The command fsinfo -full -aggregate ZFS.USERS provides the same information. It gave me
Statistics Reset Time: May 30 11:09:51 2021 Status:RW,NS,GF,GD,SE,NE,NC Legend: RW=Read-write, GF=Grow failed, GD=AGGRGROW disabled NS=Mounted NORWSHARE, SE=Space errors reported, NE=Not encrypted NC=Not compressed *** local data from system S0W1 (owner: S0W1) *** Vnodes: 48 LFS Held Vnodes: 4 Open Objects: 0 Tokens: 0 User Cache 4K Pages: 5011 Metadata Cache 8K Pages: 39 Application Reads: 11239 Avg. Read Resp. Time: 0.046 Application Writes: 22730 Avg. Writes Resp. Time: 0.081 Read XCF Calls: 0 Avg. Rd XCF Resp. Time: 0.000 Write XCF Calls: 0 Avg. Wr XCF Resp. Time: 0.000 ENOSPC Errors: 1 Disk IO Errors: 0
This also showed:
- there was 1 no-space error
- Status had
- GF=Grow failed
- GD=AGGRGROW disabled
- There were 48 Vnodes (files) in the meta cache.
It looks like the Application Reads and Writes are true application requests. I had a program which wrote 10,000 4KB records, and the Application writes increased by 10002. The reads increased by 23 event. I think this due to the running of the program.
The command also gave
VOLSER PAV Reads KBytes Writes KBytes Waits Average ------ --- ---------- ---------- ---------- ---------- ---------- --------- A4USS2 1 55 532 1658 91216 83 0.990 ------ --- ---------- ---------- ---------- ---------- ---------- --------- TOTALS 55 532 1658 91216 83 0.990
The number of write ( to the file system) increased by 630, the KB written increased by 40,084KB which is the approximate size of the file (40,000KB)

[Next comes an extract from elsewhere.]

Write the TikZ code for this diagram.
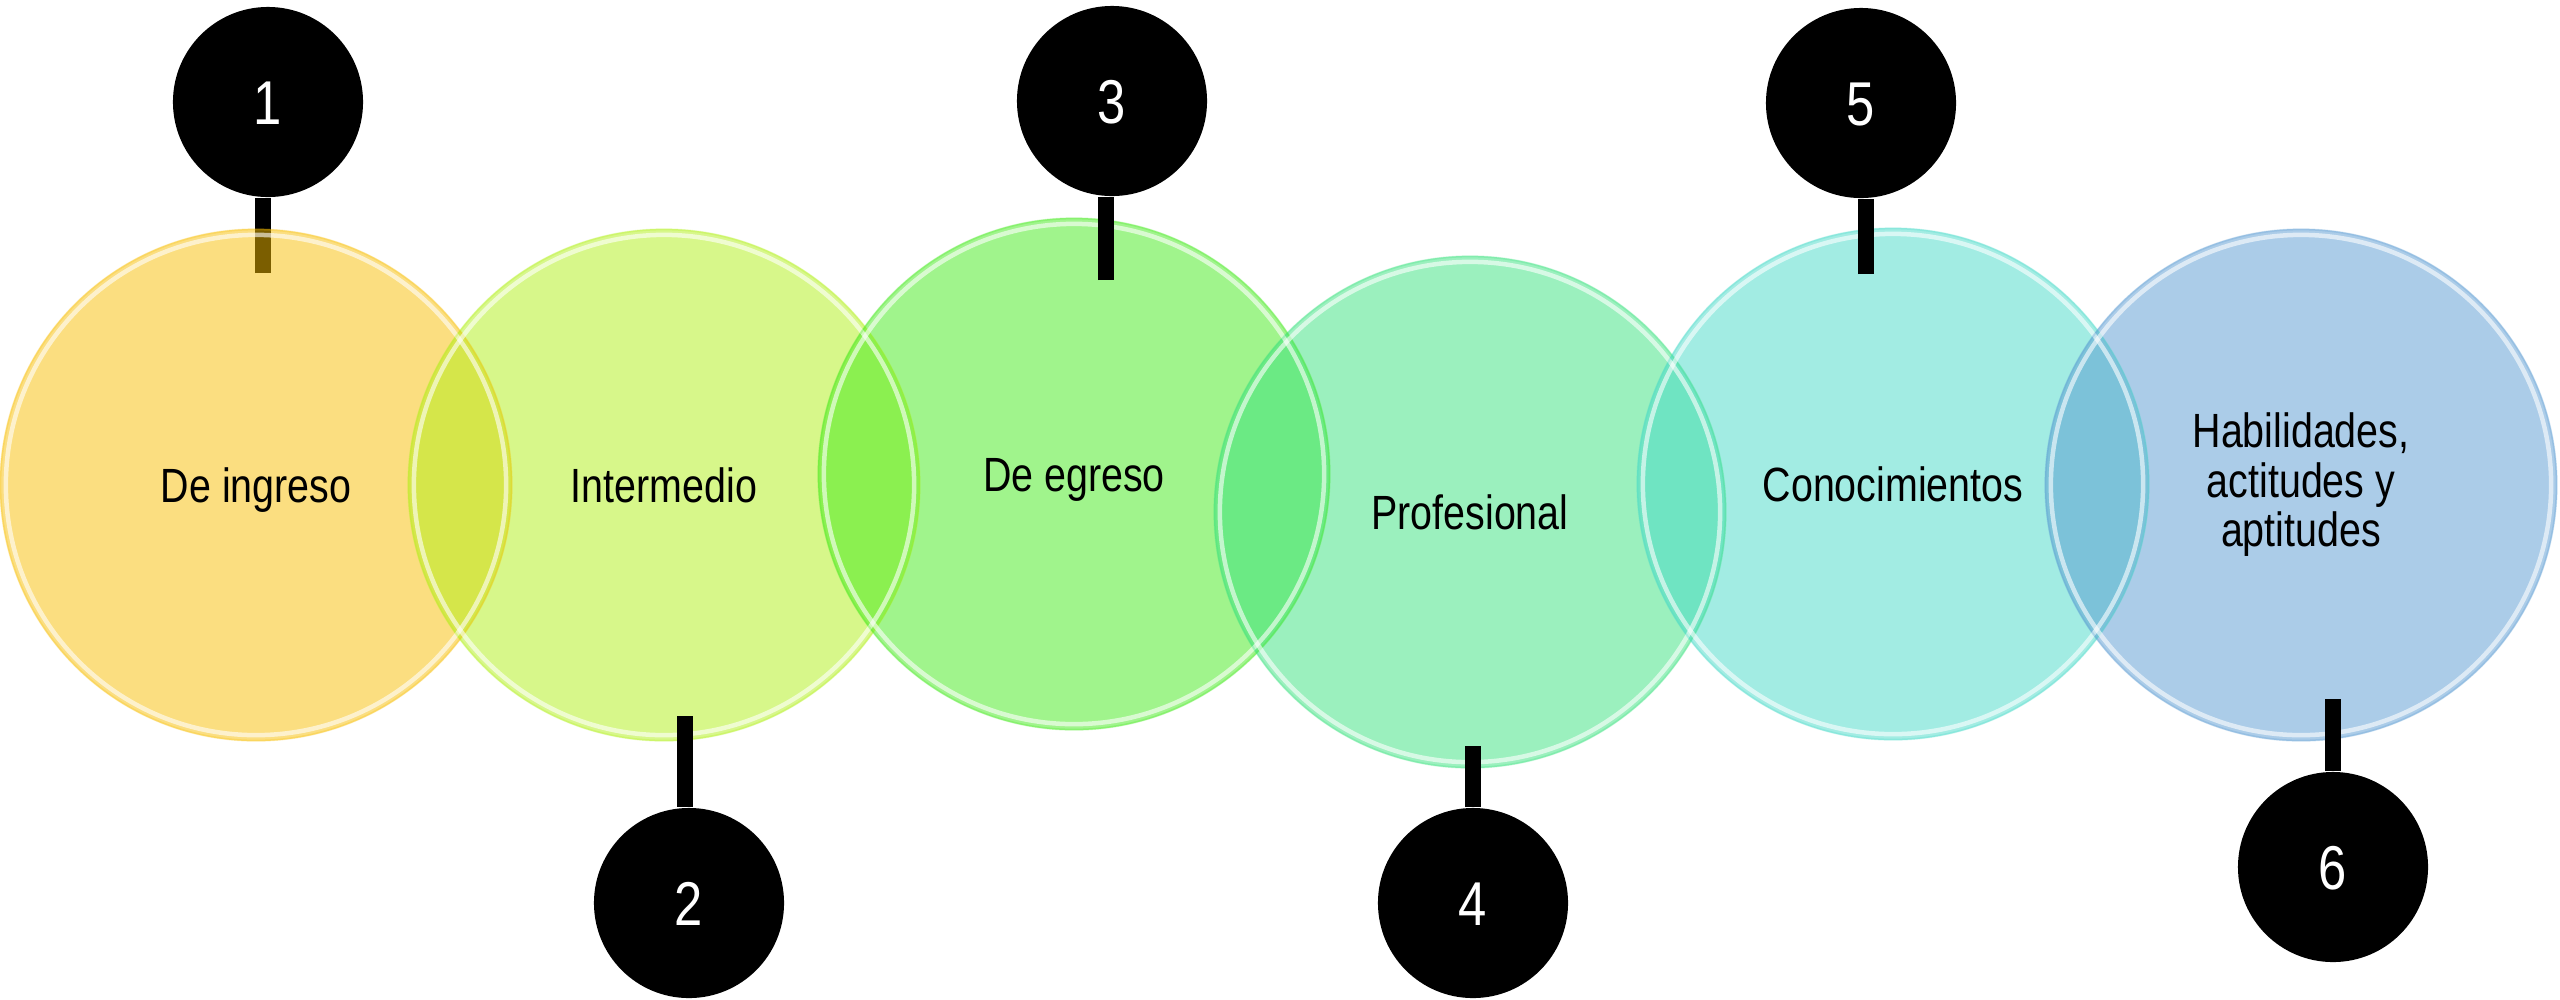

You can use the command fileinfo -path /u/adcd/aa -both and it will display information about the file system the file is on.
Although you can see how much data was written to the file system, I could not find easily find which file it came from. The SMF 92-11 records can give an indication, but writing 10MB to a file, and deleting the file may mean no data is written to disk, so the SMF 92-11 records are not 100% reliable.